Objective
A verbatim copy of the records is required, with all pictures left out.

Data to process

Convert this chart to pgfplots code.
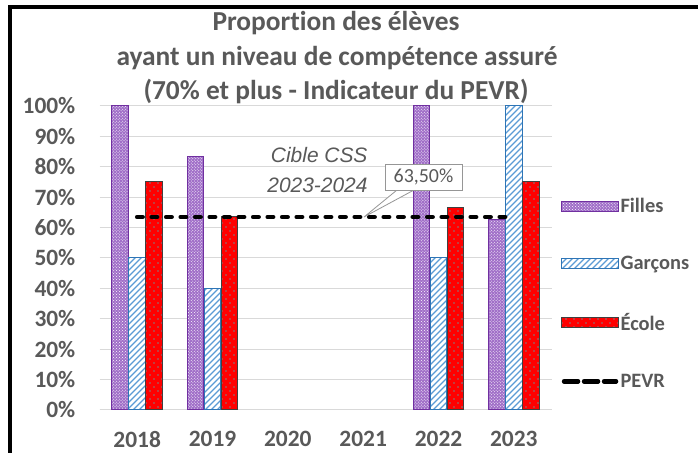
\documentclass[border=0pt]{standalone}
\usepackage{fontspec}
\setmainfont{Carlito}[Ligatures=NoCommon]
\newfontfamily\annfont{Liberation Sans}
\usepackage{pgfplots}
\pgfplotsset{compat=1.18}
\usetikzlibrary{patterns}

\definecolor{txtgray}{RGB}{89,89,89}
\definecolor{gridgray}{RGB}{217,217,217}
\definecolor{fillesfill}{RGB}{160,110,200}
\definecolor{fillesedge}{RGB}{112,48,160}
\definecolor{garcedge}{RGB}{46,117,182}
\definecolor{garchatch}{RGB}{91,155,213}
\definecolor{ecoleedge}{RGB}{64,64,64}
\definecolor{boxgray}{RGB}{150,150,150}

% sparse dots for the red bars
\pgfdeclarepatternformonly{sparsedots}{\pgfpoint{-1bp}{-1bp}}{\pgfpoint{9bp}{9bp}}{\pgfpoint{8bp}{8bp}}{%
  \pgfpathcircle{\pgfpoint{2bp}{2bp}}{0.9bp}%
  \pgfpathcircle{\pgfpoint{6bp}{6bp}}{0.9bp}%
  \pgfusepath{fill}}
% wider diagonal hatch for the blue bars
\pgfdeclarepatternformonly{widehatch}{\pgfpoint{-1bp}{-1bp}}{\pgfpoint{7bp}{7bp}}{\pgfpoint{6bp}{6bp}}{%
  \pgfsetlinewidth{1.3bp}%
  \pgfpathmoveto{\pgfpoint{0bp}{0bp}}%
  \pgfpathlineto{\pgfpoint{6.1bp}{6.1bp}}%
  \pgfusepath{stroke}}

\pgfplotsset{
  barleg/.style={legend image code/.code={\draw[##1] (0bp,-5bp) rectangle (57bp,5bp);}},
  dashleg/.style={legend image code/.code={\draw[##1, dash pattern=on 14bp off 6bp] (3bp,0bp) -- (55bp,0bp);}},
}

\begin{document}
\begin{tikzpicture}[x=1bp,y=1bp]
\useasboundingbox (0,0) rectangle (698,453);
\fill[white] (0,0) rectangle (698,453);

% frame (only top and left edges are visible)
\draw[line width=4bp] (10,0) -- (10,446) -- (698,446);

% title
\begin{scope}[every node/.style={font=\fontsize{27.5}{32}\selectfont\bfseries, text=txtgray, anchor=base}]
\node at (336,422) {Proportion des élèves};
\node at (337,387) {ayant un niveau de compétence assuré};
\node at (336,353) {(70\% et plus - Indicateur du PEVR)};
\end{scope}

\begin{axis}[
  at={(99.5bp,43bp)}, anchor=south west,
  scale only axis, width=452bp, height=304bp,
  xmin=-0.5, xmax=5.5, ymin=0, ymax=100,
  xtick={0,...,5}, xticklabels={2018,2019,2020,2021,2022,2023},
  ytick={0,10,...,100},
  yticklabel={\pgfmathprintnumber[assume math mode=true]{\tick}\%},
  ymajorgrids, grid style={gridgray, line width=1bp},
  axis x line*=bottom, axis y line*=left,
  x axis line style={gridgray, line width=1bp, -},
  y axis line style={draw=none, -},
  major tick length=0pt,
  tick label style={font=\fontsize{23.5}{27}\selectfont\bfseries, text=txtgray, inner sep=0pt},
  xticklabel style={anchor=north, yshift=-21bp},
  yticklabel style={anchor=east, xshift=-24bp},
  legend style={draw=none, fill=none, at={(1.013,0.709)}, anchor=north west,
                row sep=38bp, font=\fontsize{20.5}{24}\selectfont\bfseries, text=txtgray,
                /tikz/every even column/.append style={column sep=4.5bp}},
  legend cell align=left,
]
\addplot[ybar, bar width=16.5bp, bar shift=-17bp, draw=fillesedge, line width=1bp, fill=fillesfill,
  postaction={pattern=crosshatch dots, pattern color=white}, barleg]
  coordinates {(0,100) (1,83.3) (4,100) (5,62.5)};
\addlegendentry{Filles}
\addplot[ybar, bar width=16.5bp, bar shift=0bp, draw=garcedge, line width=1bp, fill=white,
  postaction={pattern=widehatch, pattern color=garchatch}, barleg]
  coordinates {(0,50) (1,40) (4,50) (5,100)};
\addlegendentry{Garçons}
\addplot[ybar, bar width=16.5bp, bar shift=17bp, draw=ecoleedge, line width=1bp, fill=red,
  postaction={pattern=sparsedots, pattern color=gray}, barleg]
  coordinates {(0,75) (1,63.6) (4,66.7) (5,75)};
\addlegendentry{École}
\addplot[sharp plot, black, line width=4.5bp, dash pattern=on 5.5bp off 9bp, line cap=round, no markers, dashleg]
  coordinates {(0,63.5) (5,63.5)};
\addlegendentry{PEVR}
\end{axis}

% target label
\node[font=\annfont\itshape\fontsize{21}{25}\selectfont, text=txtgray, anchor=base east] at (371,290) {Cible CSS};
\node[font=\annfont\itshape\fontsize{21}{25}\selectfont, text=txtgray, anchor=base east] at (371,260) {2023-2024};

% callout
\draw[boxgray, fill=white, line width=0.8bp] (397,263) -- (364,236) -- (414,263);
\draw[boxgray, fill=white, line width=0.8bp] (385,263) rectangle (462,289);
\node[font=\fontsize{20}{24}\selectfont, text=txtgray] at (423.5,276) {63,50\%};
\end{tikzpicture}
\end{document}
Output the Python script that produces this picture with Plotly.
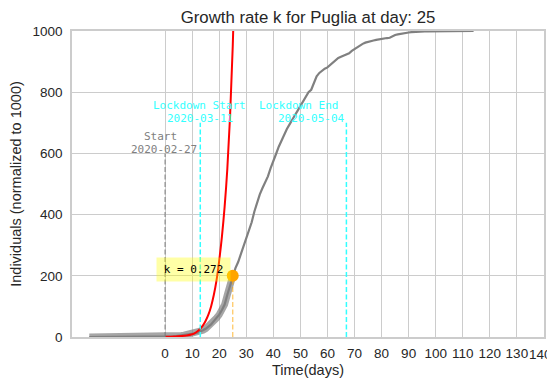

Output below
Convert this chart to pgfplots code.
\documentclass[border=0pt]{standalone}
\usepackage{fontspec}
\setmainfont{Carlito}[Ligatures=NoCommon]
\newfontfamily\annfont{Liberation Sans}
\usepackage{pgfplots}
\pgfplotsset{compat=1.18}
\usetikzlibrary{patterns}

\definecolor{txtgray}{RGB}{89,89,89}
\definecolor{gridgray}{RGB}{217,217,217}
\definecolor{fillesfill}{RGB}{160,110,200}
\definecolor{fillesedge}{RGB}{112,48,160}
\definecolor{garcedge}{RGB}{46,117,182}
\definecolor{garchatch}{RGB}{91,155,213}
\definecolor{ecoleedge}{RGB}{64,64,64}
\definecolor{boxgray}{RGB}{150,150,150}

% sparse dots for the red bars
\pgfdeclarepatternformonly{sparsedots}{\pgfpoint{-1bp}{-1bp}}{\pgfpoint{9bp}{9bp}}{\pgfpoint{8bp}{8bp}}{%
  \pgfpathcircle{\pgfpoint{2bp}{2bp}}{0.9bp}%
  \pgfpathcircle{\pgfpoint{6bp}{6bp}}{0.9bp}%
  \pgfusepath{fill}}
% wider diagonal hatch for the blue bars
\pgfdeclarepatternformonly{widehatch}{\pgfpoint{-1bp}{-1bp}}{\pgfpoint{7bp}{7bp}}{\pgfpoint{6bp}{6bp}}{%
  \pgfsetlinewidth{1.3bp}%
  \pgfpathmoveto{\pgfpoint{0bp}{0bp}}%
  \pgfpathlineto{\pgfpoint{6.1bp}{6.1bp}}%
  \pgfusepath{stroke}}

\pgfplotsset{
  barleg/.style={legend image code/.code={\draw[##1] (0bp,-5bp) rectangle (57bp,5bp);}},
  dashleg/.style={legend image code/.code={\draw[##1, dash pattern=on 14bp off 6bp] (3bp,0bp) -- (55bp,0bp);}},
}

\begin{document}
\begin{tikzpicture}[x=1bp,y=1bp]
\useasboundingbox (0,0) rectangle (698,453);
\fill[white] (0,0) rectangle (698,453);

% frame (only top and left edges are visible)
\draw[line width=4bp] (10,0) -- (10,446) -- (698,446);

% title
\begin{scope}[every node/.style={font=\fontsize{27.5}{32}\selectfont\bfseries, text=txtgray, anchor=base}]
\node at (336,422) {Proportion des élèves};
\node at (337,387) {ayant un niveau de compétence assuré};
\node at (336,353) {(70\% et plus - Indicateur du PEVR)};
\end{scope}

\begin{axis}[
  at={(99.5bp,43bp)}, anchor=south west,
  scale only axis, width=452bp, height=304bp,
  xmin=-0.5, xmax=5.5, ymin=0, ymax=100,
  xtick={0,...,5}, xticklabels={2018,2019,2020,2021,2022,2023},
  ytick={0,10,...,100},
  yticklabel={\pgfmathprintnumber[assume math mode=true]{\tick}\%},
  ymajorgrids, grid style={gridgray, line width=1bp},
  axis x line*=bottom, axis y line*=left,
  x axis line style={gridgray, line width=1bp, -},
  y axis line style={draw=none, -},
  major tick length=0pt,
  tick label style={font=\fontsize{23.5}{27}\selectfont\bfseries, text=txtgray, inner sep=0pt},
  xticklabel style={anchor=north, yshift=-21bp},
  yticklabel style={anchor=east, xshift=-24bp},
  legend style={draw=none, fill=none, at={(1.013,0.709)}, anchor=north west,
                row sep=38bp, font=\fontsize{20.5}{24}\selectfont\bfseries, text=txtgray,
                /tikz/every even column/.append style={column sep=4.5bp}},
  legend cell align=left,
]
\addplot[ybar, bar width=16.5bp, bar shift=-17bp, draw=fillesedge, line width=1bp, fill=fillesfill,
  postaction={pattern=crosshatch dots, pattern color=white}, barleg]
  coordinates {(0,100) (1,83.3) (4,100) (5,62.5)};
\addlegendentry{Filles}
\addplot[ybar, bar width=16.5bp, bar shift=0bp, draw=garcedge, line width=1bp, fill=white,
  postaction={pattern=widehatch, pattern color=garchatch}, barleg]
  coordinates {(0,50) (1,40) (4,50) (5,100)};
\addlegendentry{Garçons}
\addplot[ybar, bar width=16.5bp, bar shift=17bp, draw=ecoleedge, line width=1bp, fill=red,
  postaction={pattern=sparsedots, pattern color=gray}, barleg]
  coordinates {(0,75) (1,63.6) (4,66.7) (5,75)};
\addlegendentry{École}
\addplot[sharp plot, black, line width=4.5bp, dash pattern=on 5.5bp off 9bp, line cap=round, no markers, dashleg]
  coordinates {(0,63.5) (5,63.5)};
\addlegendentry{PEVR}
\end{axis}

% target label
\node[font=\annfont\itshape\fontsize{21}{25}\selectfont, text=txtgray, anchor=base east] at (371,290) {Cible CSS};
\node[font=\annfont\itshape\fontsize{21}{25}\selectfont, text=txtgray, anchor=base east] at (371,260) {2023-2024};

% callout
\draw[boxgray, fill=white, line width=0.8bp] (397,263) -- (364,236) -- (414,263);
\draw[boxgray, fill=white, line width=0.8bp] (385,263) rectangle (462,289);
\node[font=\fontsize{20}{24}\selectfont, text=txtgray] at (423.5,276) {63,50\%};
\end{tikzpicture}
\end{document}
Output the Python script that produces this picture with Plotly.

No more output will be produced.